===== Given data =====
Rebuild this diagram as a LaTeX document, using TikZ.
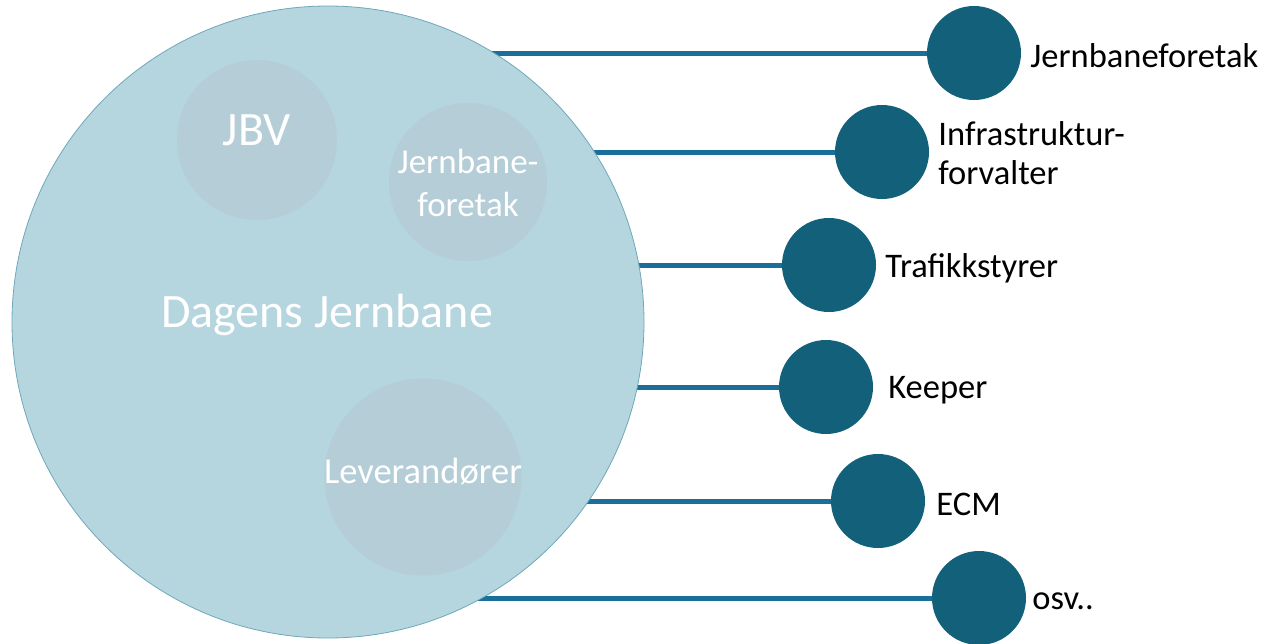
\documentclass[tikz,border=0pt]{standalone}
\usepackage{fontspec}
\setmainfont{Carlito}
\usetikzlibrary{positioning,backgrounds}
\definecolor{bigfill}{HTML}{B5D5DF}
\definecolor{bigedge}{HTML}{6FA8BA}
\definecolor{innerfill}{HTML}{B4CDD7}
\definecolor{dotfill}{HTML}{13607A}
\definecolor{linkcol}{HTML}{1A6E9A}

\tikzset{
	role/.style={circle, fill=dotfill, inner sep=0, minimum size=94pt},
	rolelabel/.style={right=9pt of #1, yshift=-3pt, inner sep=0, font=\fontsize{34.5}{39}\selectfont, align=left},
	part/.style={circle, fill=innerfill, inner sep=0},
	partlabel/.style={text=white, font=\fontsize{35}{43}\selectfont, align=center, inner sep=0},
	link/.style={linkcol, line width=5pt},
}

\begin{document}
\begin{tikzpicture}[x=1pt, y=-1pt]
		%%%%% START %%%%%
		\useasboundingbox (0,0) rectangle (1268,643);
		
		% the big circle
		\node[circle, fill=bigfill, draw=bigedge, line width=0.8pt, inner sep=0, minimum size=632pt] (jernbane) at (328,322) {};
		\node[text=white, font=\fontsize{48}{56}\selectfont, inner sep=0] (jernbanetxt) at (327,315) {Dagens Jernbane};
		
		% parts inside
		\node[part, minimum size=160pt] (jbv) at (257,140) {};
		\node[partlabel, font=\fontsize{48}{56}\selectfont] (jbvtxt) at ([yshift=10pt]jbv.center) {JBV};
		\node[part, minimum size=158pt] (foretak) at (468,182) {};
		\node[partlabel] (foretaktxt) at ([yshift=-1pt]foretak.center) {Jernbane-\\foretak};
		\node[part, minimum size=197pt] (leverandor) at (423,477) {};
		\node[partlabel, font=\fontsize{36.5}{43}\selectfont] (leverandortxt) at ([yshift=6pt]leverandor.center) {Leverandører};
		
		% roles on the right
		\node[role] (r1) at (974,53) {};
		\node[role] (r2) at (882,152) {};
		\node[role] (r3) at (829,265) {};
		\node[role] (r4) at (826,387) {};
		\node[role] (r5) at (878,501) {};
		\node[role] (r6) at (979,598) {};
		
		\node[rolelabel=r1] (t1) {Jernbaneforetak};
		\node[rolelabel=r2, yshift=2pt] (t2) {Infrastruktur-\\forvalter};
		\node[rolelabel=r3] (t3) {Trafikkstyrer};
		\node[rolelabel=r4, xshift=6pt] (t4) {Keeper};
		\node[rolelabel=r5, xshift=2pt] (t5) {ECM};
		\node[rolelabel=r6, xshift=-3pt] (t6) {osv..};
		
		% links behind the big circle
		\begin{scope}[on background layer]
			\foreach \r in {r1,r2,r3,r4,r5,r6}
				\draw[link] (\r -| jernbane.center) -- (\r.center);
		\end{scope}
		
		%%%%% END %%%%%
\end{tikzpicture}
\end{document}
=====
Exactly restate the lines from the beginning of the data through the line with "(0,0) rectangle (1268,643);", and no others, keeping pictures out.

Rebuild this diagram as a LaTeX document, using TikZ.
\documentclass[tikz,border=0pt]{standalone}
\usepackage{fontspec}
\setmainfont{Carlito}
\usetikzlibrary{positioning,backgrounds}
\definecolor{bigfill}{HTML}{B5D5DF}
\definecolor{bigedge}{HTML}{6FA8BA}
\definecolor{innerfill}{HTML}{B4CDD7}
\definecolor{dotfill}{HTML}{13607A}
\definecolor{linkcol}{HTML}{1A6E9A}

\tikzset{
	role/.style={circle, fill=dotfill, inner sep=0, minimum size=94pt},
	rolelabel/.style={right=9pt of #1, yshift=-3pt, inner sep=0, font=\fontsize{34.5}{39}\selectfont, align=left},
	part/.style={circle, fill=innerfill, inner sep=0},
	partlabel/.style={text=white, font=\fontsize{35}{43}\selectfont, align=center, inner sep=0},
	link/.style={linkcol, line width=5pt},
}

\begin{document}
\begin{tikzpicture}[x=1pt, y=-1pt]
		%%%%% START %%%%%
		\useasboundingbox (0,0) rectangle (1268,643);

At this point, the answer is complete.